This document describes the HLO indexing analysis, which lets you symbolically compute indexing maps for HLO ops. The indexing map is a function that maps indices of one tensor to the indices of another, e.g. indices of an HLO instruction output to indices of HLO instruction inputs or vice versa.
Example
For a broadcast from tensor<20xf32>
to tensor<10x20x30xf32>
p0 = f32[20] parameter(0)
bc0 = f32[10, 20, 30] broadcast(p0), dimensions={1}
the indexing map from the output to input is (i, j, k) -> (j)
for i in
[0, 10]
, j in [0, 20]
and k in [0, 30]
.
Motivation
XLA GPU uses several bespoke solutions to reason about coalescing, operand utilization, and tiling schemes (more details below). The goal of indexing analysis is providing a reusable component for such use cases. Indexing analysis is built on MLIR's Affine Map infrastructure and adds HLO semantics.
Coalescing
Reasoning about memory coalescing becomes feasible for non-trivial cases, when we know what elements/slices of the inputs are read to compute an element of the output.
Operand Utilization
Operand utilization in XLA indicates how much each input of the instruction is used assuming its output is fully used. Currently, utilization is also not computed for a generic case. Indexing analysis allows to compute utilization precisely.
Tiling
A tile/slice is hyper-rectangular subset of a tensor parameterized by offsets, sizes and strides. Tile propagation is a way to compute tile parameters of the producer/consumer of the op using the tiling parameters of the op itself. There is already a library that does it for softmax and dot. Tile propagation can be made more generic and robust if it is expressed via indexing maps.
Function and Domain
The indexing map is a function f(x) = f(d, r, rt)

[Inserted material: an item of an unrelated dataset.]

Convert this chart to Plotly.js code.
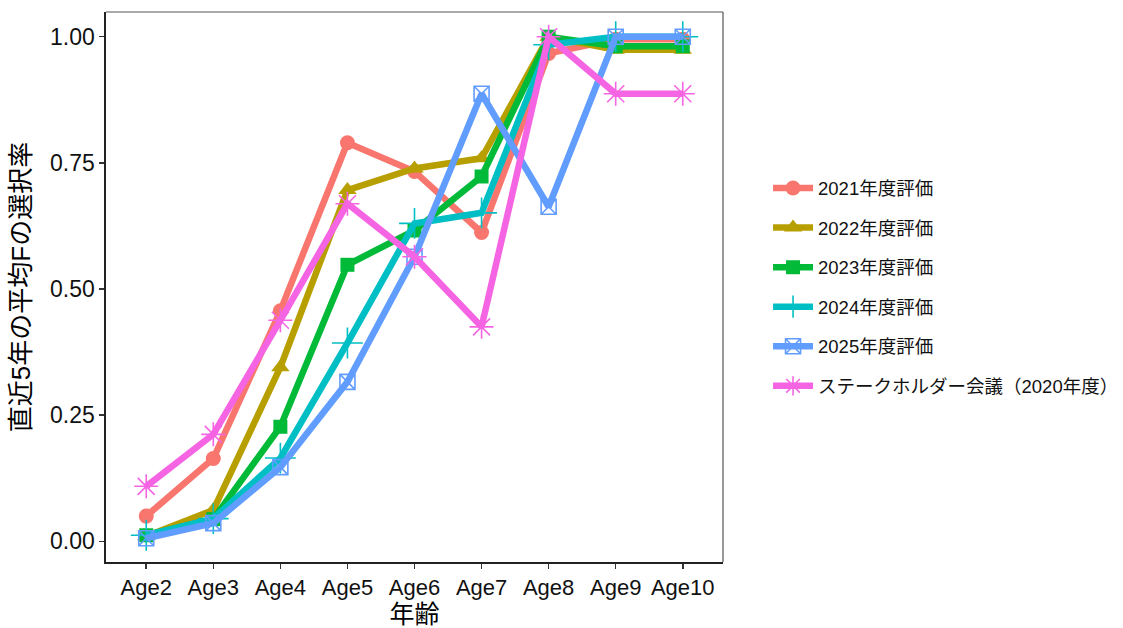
<!DOCTYPE html>
<html>
<head>
<meta charset="utf-8">
<script src="https://cdn.plot.ly/plotly-3.0.1.min.js"></script>
<style>html,body{margin:0;padding:0;background:#fff;}#chart{width:1123px;height:628px;}</style>
</head>
<body>
<div id="chart"></div>
<script>
const ages = ["Age2","Age3","Age4","Age5","Age6","Age7","Age8","Age9","Age10"];
const seriesNames = ["2021年度評価","2022年度評価","2023年度評価","2024年度評価","2025年度評価","ステークホルダー会議（2020年度）"];
const v2021 = [0.050, 0.164, 0.457, 0.790, 0.733, 0.612, 0.967, 0.995, 0.995];
const v2022 = [0.010, 0.062, 0.345, 0.696, 0.739, 0.759, 1.000, 0.974, 0.974];
const v2023 = [0.012, 0.044, 0.227, 0.548, 0.616, 0.723, 1.000, 0.981, 0.981];
const v2024 = [0.012, 0.045, 0.165, 0.393, 0.630, 0.651, 0.984, 1.000, 1.000];
const v2025 = [0.006, 0.036, 0.147, 0.316, 0.564, 0.887, 0.663, 1.000, 1.000];
const vStake = [0.109, 0.212, 0.438, 0.669, 0.564, 0.425, 1.000, 0.887, 0.887];
const yTicks = [0, 0.25, 0.5, 0.75, 1.0];
const yTickText = ["0.00","0.25","0.50","0.75","1.00"];

const colors = ["#F8766D","#B79F00","#00BA38","#00BFC4","#619CFF","#F564E3"];
const symbols = ["circle","triangle-up","square","cross-thin-open","square-x-open","asterisk-open"];
const sizes = [15, 16, 14, 22, 15, 20];
const mlw = [0, 0, 0, 1.6, 1.6, 1.6];
const allVals = [v2021, v2022, v2023, v2024, v2025, vStake];

const traces = allVals.map((vals, i) => ({
  x: ages, y: vals, type: "scatter", mode: "lines+markers",
  name: seriesNames[i], legendgroup: "g" + i,
  line: {color: colors[i], width: 6.5},
  marker: {symbol: symbols[i], size: sizes[i], color: colors[i], line: {color: colors[i], width: mlw[i]}},
  cliponaxis: false
}));

const fontMain = "Liberation Sans, Arial, 'Noto Sans CJK JP', sans-serif";
const layout = {
  width: 1123, height: 628,
  margin: {l: 106, r: 400, t: 12, b: 66, autoexpand: false},
  paper_bgcolor: "#fff", plot_bgcolor: "#fff",
  font: {family: fontMain, color: "#000"},
  xaxis: {
    type: "category", range: [-0.6, 8.6], showgrid: false, zeroline: false,
    showline: true, linecolor: "#222", linewidth: 1.6,
    ticks: "outside", ticklen: 5, tickwidth: 1.5, tickcolor: "#333",
    tickfont: {size: 22, color: "#111"},
    title: {text: "年齢", font: {size: 25, color: "#000"}, standoff: 4}
  },
  yaxis: {
    range: [-0.041, 1.049], showgrid: false, zeroline: false,
    showline: true, linecolor: "#222", linewidth: 1.6,
    ticks: "outside", ticklen: 5, tickwidth: 1.5, tickcolor: "#333",
    tickvals: yTicks, ticktext: yTickText,
    tickfont: {size: 23, color: "#111"},
    title: {text: "直近5年の平均Fの選択率", font: {size: 26, color: "#000"}, standoff: 12}
  },
  shapes: [
    {type: "line", xref: "paper", yref: "paper", x0: 0, x1: 1, y0: 1, y1: 1, line: {color: "#555", width: 1.2}},
    {type: "line", xref: "paper", yref: "paper", x0: 1, x1: 1, y0: 0, y1: 1, line: {color: "#555", width: 1.2}}
  ],
  legend: {
    x: 1.073, xanchor: "left", y: 0.5, yanchor: "middle",
    font: {size: 18.5, color: "#111"},
    tracegroupgap: 12.5, itemwidth: 40, bgcolor: "rgba(0,0,0,0)"
  },
  showlegend: true
};

Plotly.newPlot("chart", traces, layout, {displayModeBar: false, staticPlot: true});
</script>
</body>
</html>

that maps a multi-index d of a tensor A
to elements/ranges of
tensor B
. The parameter r refers to the ranges of indices of
the dimensions that are present in tensor B
, but not in tensor A
. The
parameter rt refers to the runtime values, e.g. indices for a gather op.
For example, if we have a reduction from tensor<2x4x8x16xf32>
to
tensor<4x8xf32>
, then the indexing map from the 2D output to the 4D input is
(d0, d1) -> (r0, d0, d1, r1)
, where d_i
are the dimension variables that
correspond to the indices of the output tensor. Range variables r_j
encode
multiple values, i.e. to compute a (d0, d1)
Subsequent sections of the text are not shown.